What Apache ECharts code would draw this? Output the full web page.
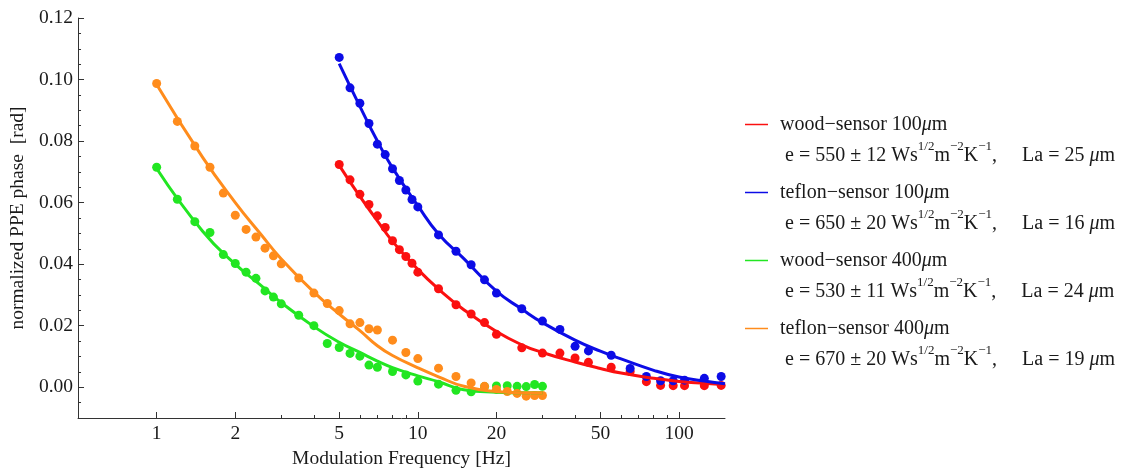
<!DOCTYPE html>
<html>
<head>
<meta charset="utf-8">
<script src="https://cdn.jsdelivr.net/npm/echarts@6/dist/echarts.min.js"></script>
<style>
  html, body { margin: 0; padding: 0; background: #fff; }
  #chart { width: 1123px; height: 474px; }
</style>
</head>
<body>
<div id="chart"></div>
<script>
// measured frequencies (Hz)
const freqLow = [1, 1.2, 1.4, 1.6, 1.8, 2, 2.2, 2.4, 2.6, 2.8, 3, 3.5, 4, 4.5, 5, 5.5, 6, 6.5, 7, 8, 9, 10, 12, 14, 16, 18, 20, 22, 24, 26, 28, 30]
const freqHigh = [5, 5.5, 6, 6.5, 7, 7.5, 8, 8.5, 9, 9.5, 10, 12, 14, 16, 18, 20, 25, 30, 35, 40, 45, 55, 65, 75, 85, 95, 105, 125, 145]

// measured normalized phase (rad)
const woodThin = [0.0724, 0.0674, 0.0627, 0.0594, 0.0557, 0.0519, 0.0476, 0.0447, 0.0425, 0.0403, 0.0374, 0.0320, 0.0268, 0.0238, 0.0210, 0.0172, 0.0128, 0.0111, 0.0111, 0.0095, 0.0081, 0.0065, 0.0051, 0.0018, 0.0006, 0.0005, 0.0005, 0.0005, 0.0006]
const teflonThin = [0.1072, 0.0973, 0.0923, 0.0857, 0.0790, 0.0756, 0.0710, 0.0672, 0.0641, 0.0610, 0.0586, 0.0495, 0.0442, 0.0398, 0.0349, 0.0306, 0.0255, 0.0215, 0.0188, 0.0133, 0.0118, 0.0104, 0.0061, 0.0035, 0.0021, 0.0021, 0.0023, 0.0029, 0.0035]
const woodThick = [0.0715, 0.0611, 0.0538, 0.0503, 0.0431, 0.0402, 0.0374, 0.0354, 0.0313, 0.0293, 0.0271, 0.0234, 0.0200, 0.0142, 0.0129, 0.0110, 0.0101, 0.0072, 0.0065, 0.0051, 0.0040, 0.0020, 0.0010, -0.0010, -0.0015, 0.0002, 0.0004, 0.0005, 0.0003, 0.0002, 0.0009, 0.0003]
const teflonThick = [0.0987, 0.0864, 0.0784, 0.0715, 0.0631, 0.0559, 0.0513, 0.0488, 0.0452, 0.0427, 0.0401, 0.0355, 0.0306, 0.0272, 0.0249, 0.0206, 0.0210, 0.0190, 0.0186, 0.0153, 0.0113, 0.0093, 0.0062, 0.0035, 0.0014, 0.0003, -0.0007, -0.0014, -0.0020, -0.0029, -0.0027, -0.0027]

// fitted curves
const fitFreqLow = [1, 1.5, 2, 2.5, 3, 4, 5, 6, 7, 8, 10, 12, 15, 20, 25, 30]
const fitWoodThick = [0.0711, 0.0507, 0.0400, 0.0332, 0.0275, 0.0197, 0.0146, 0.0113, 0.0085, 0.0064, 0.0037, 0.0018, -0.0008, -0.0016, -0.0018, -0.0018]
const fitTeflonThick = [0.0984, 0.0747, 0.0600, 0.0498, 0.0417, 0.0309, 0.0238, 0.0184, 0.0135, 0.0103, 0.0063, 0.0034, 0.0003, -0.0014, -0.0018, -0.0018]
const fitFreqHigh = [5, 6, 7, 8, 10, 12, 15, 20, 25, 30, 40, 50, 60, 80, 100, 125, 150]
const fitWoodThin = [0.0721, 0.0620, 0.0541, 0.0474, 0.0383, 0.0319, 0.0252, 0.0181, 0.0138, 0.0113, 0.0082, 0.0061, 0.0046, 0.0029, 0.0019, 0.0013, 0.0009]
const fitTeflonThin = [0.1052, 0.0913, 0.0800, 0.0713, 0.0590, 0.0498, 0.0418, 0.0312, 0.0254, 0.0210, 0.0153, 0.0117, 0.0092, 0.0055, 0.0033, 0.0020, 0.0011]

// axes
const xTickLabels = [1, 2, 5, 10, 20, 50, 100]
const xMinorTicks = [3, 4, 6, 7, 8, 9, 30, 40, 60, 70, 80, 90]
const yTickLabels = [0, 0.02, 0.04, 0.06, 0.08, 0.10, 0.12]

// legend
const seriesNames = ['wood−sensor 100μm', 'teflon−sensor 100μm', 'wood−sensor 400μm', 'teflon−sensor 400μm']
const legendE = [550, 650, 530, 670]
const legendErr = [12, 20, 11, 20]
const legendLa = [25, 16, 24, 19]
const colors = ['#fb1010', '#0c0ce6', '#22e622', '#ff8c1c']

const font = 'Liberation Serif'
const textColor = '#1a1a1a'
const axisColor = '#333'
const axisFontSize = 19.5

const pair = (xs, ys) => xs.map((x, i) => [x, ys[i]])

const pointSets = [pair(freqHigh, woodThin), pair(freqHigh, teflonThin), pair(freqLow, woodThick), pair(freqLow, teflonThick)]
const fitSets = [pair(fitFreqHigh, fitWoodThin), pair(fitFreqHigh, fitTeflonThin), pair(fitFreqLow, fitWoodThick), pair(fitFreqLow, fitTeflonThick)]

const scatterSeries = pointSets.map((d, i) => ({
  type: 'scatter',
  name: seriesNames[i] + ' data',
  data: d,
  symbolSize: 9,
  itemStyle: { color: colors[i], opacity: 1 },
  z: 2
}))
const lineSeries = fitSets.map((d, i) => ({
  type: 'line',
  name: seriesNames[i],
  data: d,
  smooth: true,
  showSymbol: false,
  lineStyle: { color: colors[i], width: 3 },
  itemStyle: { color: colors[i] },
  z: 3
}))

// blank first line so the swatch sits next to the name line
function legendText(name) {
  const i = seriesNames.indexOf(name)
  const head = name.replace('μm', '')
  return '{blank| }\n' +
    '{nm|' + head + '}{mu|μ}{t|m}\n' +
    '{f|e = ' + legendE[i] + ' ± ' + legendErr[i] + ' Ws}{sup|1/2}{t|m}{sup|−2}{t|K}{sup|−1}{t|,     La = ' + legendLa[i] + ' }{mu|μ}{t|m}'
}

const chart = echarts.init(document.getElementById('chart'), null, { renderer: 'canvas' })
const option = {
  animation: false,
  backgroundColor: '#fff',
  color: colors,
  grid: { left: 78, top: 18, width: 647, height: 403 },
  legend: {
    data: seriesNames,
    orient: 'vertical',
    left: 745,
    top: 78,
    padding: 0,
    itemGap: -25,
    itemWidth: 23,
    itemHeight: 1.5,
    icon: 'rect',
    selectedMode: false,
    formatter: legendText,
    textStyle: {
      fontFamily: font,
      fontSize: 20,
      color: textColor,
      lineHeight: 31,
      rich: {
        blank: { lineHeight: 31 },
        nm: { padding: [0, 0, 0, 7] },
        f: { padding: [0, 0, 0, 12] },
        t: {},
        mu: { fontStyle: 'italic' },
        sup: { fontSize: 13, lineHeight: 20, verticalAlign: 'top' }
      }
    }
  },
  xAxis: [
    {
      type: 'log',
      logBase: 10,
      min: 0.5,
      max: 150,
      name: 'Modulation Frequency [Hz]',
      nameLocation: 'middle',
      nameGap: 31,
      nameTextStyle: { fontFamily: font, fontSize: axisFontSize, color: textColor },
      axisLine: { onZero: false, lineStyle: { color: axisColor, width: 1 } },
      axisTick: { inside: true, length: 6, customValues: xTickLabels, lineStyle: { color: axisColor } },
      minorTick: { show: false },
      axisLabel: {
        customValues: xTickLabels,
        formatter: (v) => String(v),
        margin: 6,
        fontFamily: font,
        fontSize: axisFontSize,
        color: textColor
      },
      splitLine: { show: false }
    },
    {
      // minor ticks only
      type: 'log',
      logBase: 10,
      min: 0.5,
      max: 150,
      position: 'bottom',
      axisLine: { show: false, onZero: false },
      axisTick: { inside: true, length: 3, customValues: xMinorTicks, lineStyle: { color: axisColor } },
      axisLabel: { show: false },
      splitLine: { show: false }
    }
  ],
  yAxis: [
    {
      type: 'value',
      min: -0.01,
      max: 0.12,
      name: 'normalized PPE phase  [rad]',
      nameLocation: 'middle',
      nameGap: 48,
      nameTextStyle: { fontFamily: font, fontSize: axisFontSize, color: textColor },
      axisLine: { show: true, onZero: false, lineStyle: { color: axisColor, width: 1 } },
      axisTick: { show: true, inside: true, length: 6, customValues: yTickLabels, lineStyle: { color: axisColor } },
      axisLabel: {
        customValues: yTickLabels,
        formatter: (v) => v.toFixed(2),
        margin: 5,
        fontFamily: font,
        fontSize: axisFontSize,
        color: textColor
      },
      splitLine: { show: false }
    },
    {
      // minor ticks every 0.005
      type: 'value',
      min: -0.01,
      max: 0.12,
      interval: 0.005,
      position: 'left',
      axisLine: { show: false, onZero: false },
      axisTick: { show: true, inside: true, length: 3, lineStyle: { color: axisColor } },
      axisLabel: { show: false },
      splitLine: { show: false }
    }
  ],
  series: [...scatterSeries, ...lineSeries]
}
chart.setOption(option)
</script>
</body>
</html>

--- The request ---
Reproduce only the lines from the beginning of the data through the line that contains "-0.0029, -0.0027, -0.0027]", both included, and please drop the pictures.

--- The answer ---
What Apache ECharts code would draw this? Output the full web page.
<!DOCTYPE html>
<html>
<head>
<meta charset="utf-8">
<script src="https://cdn.jsdelivr.net/npm/echarts@6/dist/echarts.min.js"></script>
<style>
  html, body { margin: 0; padding: 0; background: #fff; }
  #chart { width: 1123px; height: 474px; }
</style>
</head>
<body>
<div id="chart"></div>
<script>
// measured frequencies (Hz)
const freqLow = [1, 1.2, 1.4, 1.6, 1.8, 2, 2.2, 2.4, 2.6, 2.8, 3, 3.5, 4, 4.5, 5, 5.5, 6, 6.5, 7, 8, 9, 10, 12, 14, 16, 18, 20, 22, 24, 26, 28, 30]
const freqHigh = [5, 5.5, 6, 6.5, 7, 7.5, 8, 8.5, 9, 9.5, 10, 12, 14, 16, 18, 20, 25, 30, 35, 40, 45, 55, 65, 75, 85, 95, 105, 125, 145]

// measured normalized phase (rad)
const woodThin = [0.0724, 0.0674, 0.0627, 0.0594, 0.0557, 0.0519, 0.0476, 0.0447, 0.0425, 0.0403, 0.0374, 0.0320, 0.0268, 0.0238, 0.0210, 0.0172, 0.0128, 0.0111, 0.0111, 0.0095, 0.0081, 0.0065, 0.0051, 0.0018, 0.0006, 0.0005, 0.0005, 0.0005, 0.0006]
const teflonThin = [0.1072, 0.0973, 0.0923, 0.0857, 0.0790, 0.0756, 0.0710, 0.0672, 0.0641, 0.0610, 0.0586, 0.0495, 0.0442, 0.0398, 0.0349, 0.0306, 0.0255, 0.0215, 0.0188, 0.0133, 0.0118, 0.0104, 0.0061, 0.0035, 0.0021, 0.0021, 0.0023, 0.0029, 0.0035]
const woodThick = [0.0715, 0.0611, 0.0538, 0.0503, 0.0431, 0.0402, 0.0374, 0.0354, 0.0313, 0.0293, 0.0271, 0.0234, 0.0200, 0.0142, 0.0129, 0.0110, 0.0101, 0.0072, 0.0065, 0.0051, 0.0040, 0.0020, 0.0010, -0.0010, -0.0015, 0.0002, 0.0004, 0.0005, 0.0003, 0.0002, 0.0009, 0.0003]
const teflonThick = [0.0987, 0.0864, 0.0784, 0.0715, 0.0631, 0.0559, 0.0513, 0.0488, 0.0452, 0.0427, 0.0401, 0.0355, 0.0306, 0.0272, 0.0249, 0.0206, 0.0210, 0.0190, 0.0186, 0.0153, 0.0113, 0.0093, 0.0062, 0.0035, 0.0014, 0.0003, -0.0007, -0.0014, -0.0020, -0.0029, -0.0027, -0.0027]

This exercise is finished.